I stopped playing. kept watching. switch sides.
joined in.

Monday, May 6, 2002


12:14 p.m.

biased truth.
you don't miss me anymore than you miss who you were in the simple moment we combined. nothing means as much to you as being someone else. I look outside my insides and see a tumbled past, crumbling unceremoniously, merging with myself.
When I said, "I don't know," it wasn't just a line. uncertainty is so certain it's hard to see past its form. every truth I ever told combined and formed a head. it opened up and spoke to me and said
so
many things.

Girl you gotta grow up, find something real. You spend too much time out of sun, feeling like you breathe. Don't you know you can't be living unless you feel alive? What do you call yourself when no one else is watching - it isn't by your name or shape, it's something bloody dead. Hands that you don't see come and change your inner workings, they move them into something that never seems like you. Never feels like you. You spend years reconciling this pain you cannot name, sure you're making too much of it but unsure of how to go. Unsure of where to go. Wander, little wanderer, until you fit yourself in. Don't listen to anyone who says You Don't Belong.

try to listen to the voice that you know says more than that. tell yourself that you can change, or at least change back. no one tells you who to be when you're living it alone, but who wants alone?
where the hell is alone?
you don't miss me any more than you miss who you thought I was. who cares about the shadows cast inside our sunless selves?
I do, I do.

Thursday, May 2, 2002


11:36 p.m.


There are still so many things I haven't been allowed to say. So many things left to express. Feelings still caught within me, not allowed to surface. Nothing is allowed. Nothing.
So how does one go about telling people how "it" is when "it" cannot be defined by conventional methods? Why is the english language so sloppy that beauty can never be properly conveyed? Nor emotion. Never emotion.

Thursday, April 18, 2002


11:27 p.m.

more uselessness.
I've never counted the fragments of a shattered mirror. It alsways seemed so pointless, so self-defeating. Who needs so many pieces of a once whole thing?
Who needs so many broken bits?
I don't want to hold anything anymore, except a stranger that will whisper promises broken as they're made. Nothing should be with me now. Nothing like love or hate or need.
I don't need anything.
The later it gets, the more I say. The more I say, the less I know. How could talking about nothing be so confusing? How could saying nothing be so sad?
What is a heart when it isn't beating? Alone? Useless? Dead?
Falling back again, into the half-insanity that once consumed. Who leads a person there but their own decisions? Nothing better to do with one's jobless days than harp on bad choices. Just a matter of perspective. A chance of nothing.
It's getting later every moment, and as we've all learned, moments begin it all. A lifetime of moments summed into a word, trivialized by that sentiment. Jaded. Typical.
We all stereotype ourselves, whether or not we fit those confines.
And he says? "Humans never stop."

Thursday, April 18, 2002


11:24 p.m.

random bits.
Driving home from a movie today, following Chris's car. Thinking about things that I need to let go of, but would rather hold onto. things like remembering the way Jared would close his eyes when he hugged anyone, and how he moved his hands across the person's back. The first time I kissed him, in my kitchen, leaning against the counter where the cabinets full of random foodstuffs are kept. Watching him play any instrument was like voyeurism - it always felt like I was watching something passionate and sacred. Like peeking through a window with binoculars. That first kiss, and wanting to be with him so badly but somehow knowing I couldn't be. wanting to all the same, but knowing it couldn't be.

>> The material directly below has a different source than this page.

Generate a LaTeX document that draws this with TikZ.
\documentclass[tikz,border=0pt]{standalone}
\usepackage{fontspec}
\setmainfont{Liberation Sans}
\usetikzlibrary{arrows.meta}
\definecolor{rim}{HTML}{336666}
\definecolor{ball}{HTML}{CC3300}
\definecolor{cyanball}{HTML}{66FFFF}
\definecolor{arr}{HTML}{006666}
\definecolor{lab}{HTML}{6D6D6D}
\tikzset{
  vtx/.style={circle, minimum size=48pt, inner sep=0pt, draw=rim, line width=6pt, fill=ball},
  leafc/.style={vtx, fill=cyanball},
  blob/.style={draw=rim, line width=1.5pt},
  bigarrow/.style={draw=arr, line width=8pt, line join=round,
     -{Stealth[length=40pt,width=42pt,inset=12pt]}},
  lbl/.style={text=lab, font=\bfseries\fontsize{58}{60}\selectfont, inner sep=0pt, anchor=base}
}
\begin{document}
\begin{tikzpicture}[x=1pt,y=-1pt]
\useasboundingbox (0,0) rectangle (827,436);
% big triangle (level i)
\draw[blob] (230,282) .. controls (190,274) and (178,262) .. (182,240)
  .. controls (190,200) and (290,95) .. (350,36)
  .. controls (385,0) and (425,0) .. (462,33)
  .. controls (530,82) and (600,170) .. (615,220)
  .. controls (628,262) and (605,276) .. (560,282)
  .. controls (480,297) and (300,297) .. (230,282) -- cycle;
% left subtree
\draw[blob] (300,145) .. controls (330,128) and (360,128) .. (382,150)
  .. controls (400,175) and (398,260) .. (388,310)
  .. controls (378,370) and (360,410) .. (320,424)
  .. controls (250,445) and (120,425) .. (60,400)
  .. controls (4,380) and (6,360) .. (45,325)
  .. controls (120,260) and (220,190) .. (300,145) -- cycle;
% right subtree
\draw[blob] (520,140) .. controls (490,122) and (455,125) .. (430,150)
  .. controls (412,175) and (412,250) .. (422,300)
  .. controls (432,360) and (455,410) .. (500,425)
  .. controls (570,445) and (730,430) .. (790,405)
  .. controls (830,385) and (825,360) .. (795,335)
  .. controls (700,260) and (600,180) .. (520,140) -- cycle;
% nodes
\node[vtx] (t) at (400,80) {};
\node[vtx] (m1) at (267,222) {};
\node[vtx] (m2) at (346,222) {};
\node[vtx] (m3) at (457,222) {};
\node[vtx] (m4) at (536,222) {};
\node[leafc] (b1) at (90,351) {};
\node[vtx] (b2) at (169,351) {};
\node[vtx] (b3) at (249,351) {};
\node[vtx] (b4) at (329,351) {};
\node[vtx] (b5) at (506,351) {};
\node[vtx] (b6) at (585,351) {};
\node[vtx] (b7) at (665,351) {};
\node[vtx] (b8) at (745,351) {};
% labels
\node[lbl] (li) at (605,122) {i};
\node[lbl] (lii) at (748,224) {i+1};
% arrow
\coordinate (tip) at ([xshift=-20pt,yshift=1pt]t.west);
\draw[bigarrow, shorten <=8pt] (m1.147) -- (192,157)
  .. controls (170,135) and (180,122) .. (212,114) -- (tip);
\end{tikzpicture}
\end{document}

These past days have been so odd for me. Last night I woke up at 2am and started kissing Chris beside me - I didn't know who he was and I didn't know who I was, but damn. What I did felt so good I didn't care about anything other than his mouth on mine. Remnants of that kiss have been fading, pulling away from me throughout the day, no matter how many times I grasp on; no matter how tightly I hold it continues to slip from me. That kiss; that perfection. Not knowing anything but the darkness, the warmth, and his mouth. Not even being conscious of gender. not even being conscious.
He told me today that he wasn't even fully awake until a half hour into it. Neither was I, which is why it was so good. neither of us was trying to impress or please the other, we were just doing.

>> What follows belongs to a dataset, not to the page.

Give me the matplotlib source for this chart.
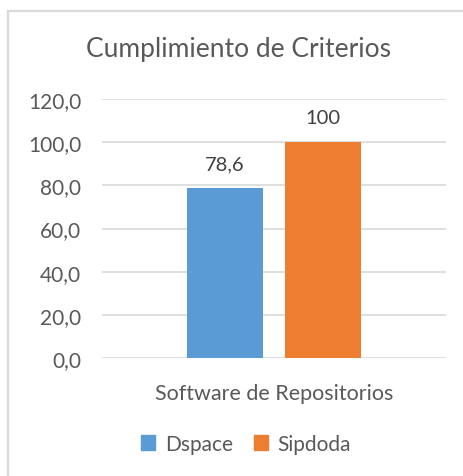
import matplotlib
matplotlib.use("Agg")
import matplotlib.pyplot as plt
from matplotlib.lines import Line2D
from matplotlib.patches import Patch

title = "Cumplimiento de Criterios"
category = "Software de Repositorios"
series_names = ["Dspace", "Sipdoda"]
series_values = [78.6, 100]
value_labels = ["78,6", "100"]
y_ticks = [0, 20, 40, 60, 80, 100, 120]
y_tick_labels = ["0,0", "20,0", "40,0", "60,0", "80,0", "100,0", "120,0"]
colors = ["#5B9BD5", "#ED7D31"]

plt.rcParams['font.family'] = ['Lato', 'DejaVu Sans']

W, H = 464, 477
fig = plt.figure(figsize=(W / 100, H / 100), dpi=100)

# outer chart border (left and top visible)
fig.add_artist(Line2D([8 / W, 8 / W], [0, 1 - 11.5 / H], color="#D9D9D9", lw=1.6,
                      transform=fig.transFigure))
fig.add_artist(Line2D([8 / W, 1], [1 - 11.5 / H, 1 - 11.5 / H], color="#D9D9D9", lw=1.6,
                      transform=fig.transFigure))

ax = fig.add_axes([102 / W, 1 - 359 / H, 344 / W, 259 / H])
ax.set_xlim(-0.5, 0.5)
ax.set_ylim(0, 120)

bw = 0.221
offsets = [-0.1424, 0.1424]
for off, v, c, lab in zip(offsets, series_values, colors, value_labels):
    ax.bar(off, v, width=bw, color=c, zorder=3)
    ax.text(off, v + 7.3, lab, ha="center", va="bottom", fontsize=14.5, color="#404040")

ax.set_yticks(y_ticks)
ax.set_yticklabels(y_tick_labels, fontsize=15, color="#595959")
ax.tick_params(axis="y", length=0, pad=15)
ax.grid(axis="y", color="#D9D9D9", lw=1.2, zorder=0)
for s in ax.spines.values():
    s.set_visible(False)
ax.set_xticks([0])
ax.set_xticklabels([category], fontsize=15.5, color="#595959")
ax.tick_params(axis="x", length=0, pad=18)

fig.text(0.5 + 6 / W, 1 - 50 / H, title, ha="center", va="center", fontsize=19,
         color="#595959")

handles = [Patch(color=c) for c in colors]
fig.legend(handles, series_names, loc="center", bbox_to_anchor=(246 / W, 1 - 445 / H),
           ncol=2, frameon=False, fontsize=15, handlelength=0.7, handleheight=0.7,
           handletextpad=0.45, columnspacing=1.0, labelcolor="#595959")

fig.savefig("out.png", dpi=100)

Just doing. That seems to be the primary fault in so many people and so many relationships. They get so caught up in synaptics they forget to just be and to just do. Everyone gets so concerned with appearance, in all forms, they forget the real point.
But what is the real point? I know it. If you don't, you should be asking yourself and not me.
Everyone should be asking themselves that, every moment of every day : "What the fuck is the point of what I'm doing? What am I accomplishing? Who am I trying to fucking impress? Does this make me truly happy?" And furthermore, "Does this jive with my morals and ethics as I want them to be?" 'cause if it doesn't, you've got problems.
Problems. Like reconciling emotion and physicality. reconciling anything now hurts; my head, my heart, my everything. anything that could be fucked by cog-grinding gets messed up lately. Now that I've been throwing people back into my life, left and right, things just get messier and messier without ever going anywhere. i just keep remembering ..
so many people, so many emotions. dreams and words and promises not kept. It's those negative things that fade away when the brightness remains. People I never meant to part from that contact me years later and say, "what happened?"

Monday, April 8, 2002


02:46 p.m.

just everyone.
Always seems strange the way so many people take any problem a person they know has and turns it around to themselves. No matter what it is, when it is, people just take some event and liken it to themselves.
Yes, you got kicked out of your house, now you know how I felt for all those years.
Yes, your father screwed you over, but at least you helped me.
People take two totally unrelated events and somehow combine them.
I am a selfish person. I admit this freely and with shame. I could make excuses for this, I could pinpoint examples, I could blame my nature and my upbringing and a million other things. But I won't. Because I know I'm selfish and I have no excuse. I will not take your pain and make it mine. I will not plan a pity party or agree with your own self-pity. I refuse to be a part of some sort of melodramatic hammer that you continue to smash on yourself and everyone else.
Furthermore, I will send my own hammer back and expect a full refund, with interest, for all the shit I've managed to accumulate by using it. But that's my fault - perhaps I'll just return it and say what I lost by weilding it is my own damn fault. It would be true.
This is to many people, and to myself. Life revolves around no one. No one is the center of anything. We're just floating globules of odd disjointed consciousnesses that somehow bump into each other by wacky coincidences.
So stop thinking that everything someone says is specifically directed to you. Sometimes it's true. But leave a little doubt there, ok? It's sad that the people I'd want most to read this never will.
Or maybe it's better that way.

Saturday, April 6, 2002


12:30 p.m.

I just wanted someone to understand.
I don't want to leave here, I don't want to have to move. Getting up means accepting all the shit that's happened these past two days; this past year; my life. I just want to wallow in the drama and not admit that anything has happened - that I can go home, that I still have a home.
But I can't. And I don't.
I remember lamenting about growing up, I remember wanting to leave. I still do. I still will. But why must everything I decide on never come to fruition on my terms? Why is it getting kicked out? Why is it getting fired?
I tell everyone to take responsibility for their life. I need to get this in my head again - everything that has happened to me is a response to how I've chosen to live. I could have stayed yesterday. I chose not to.
I cannot endure that environment.
But.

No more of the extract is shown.